Place recognition: We presented novel methods exploiting the properties of mid- and high-level features in ConvNets to obtain great results with respect to the biggest challenges in visual place recognition – appearance and viewpoint changes.
Action recognition (on a mobile robot platform): We addressed challenges in transitioning from computer vision datasets to robotics applications; the sensitivity of many traditional approaches on background cues, and the effect of camera motion in a robotics context; by developing methods for selecting action region proposals that are motion salient and more likely to contain the actions, regardless of background and camera motion.
Unsupervised action detection: We propose a new task of unsupervised action detection by action matching. Given two long videos, the objective is to temporally detect all pairs of matching video segments. The task is category independent—it does not matter what action is being performed—and no supervision is used to discover such video segments.
Action anticipation in a human-robot collaboration scenario: Anticipating future actions is a key component of intelligence, specifically when it applies to realtime systems, such as robots or autonomous cars.

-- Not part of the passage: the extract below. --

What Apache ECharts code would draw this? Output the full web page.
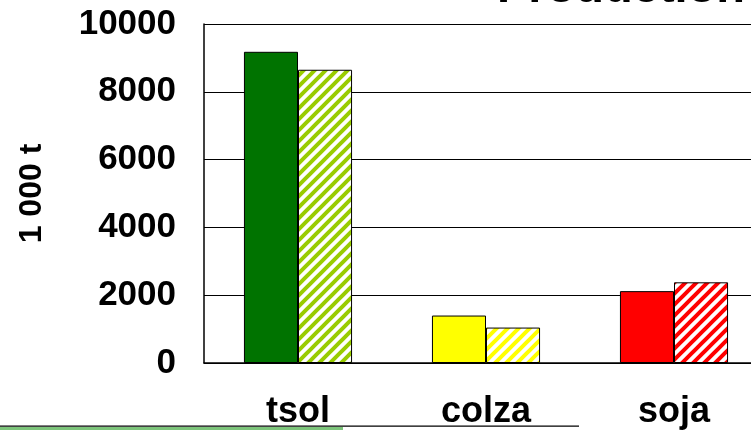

While recent works have addressed prediction of raw RGB pixel values, we focus on anticipating the motion evolution in future video frames.
During my PhD, I have worked on a range of computer vision on topics including face, object and action recognition, action clustering and face/object tracking using the non-euclidean geometry of the Riemannian manifolds.
Visual recognition via graph embedding discriminant analysis on Grassmann manifolds: Proposing a novel DA on Grassmann manifolds (as well as SPD manifolds) based on the graph-embedding framework in applications such as face/object/action recognition, texture classification and person re-identification.
Clustering on Grassmann manifolds: Reformulating the action clustering task over the Grassmann manifold (extrinsic approach) and proposing a new measure of clustering distortion in applications such as human action clustering, handwritten digit clustering, face clustering and social behaviour clustering.
Visual tracking via Grassmann geometry: Reformulating the visual tracking task over the Grassmann manifold and developing a novel object appearance model based on affine subspaces as well as a novel approach to measure distance between affine subspaces.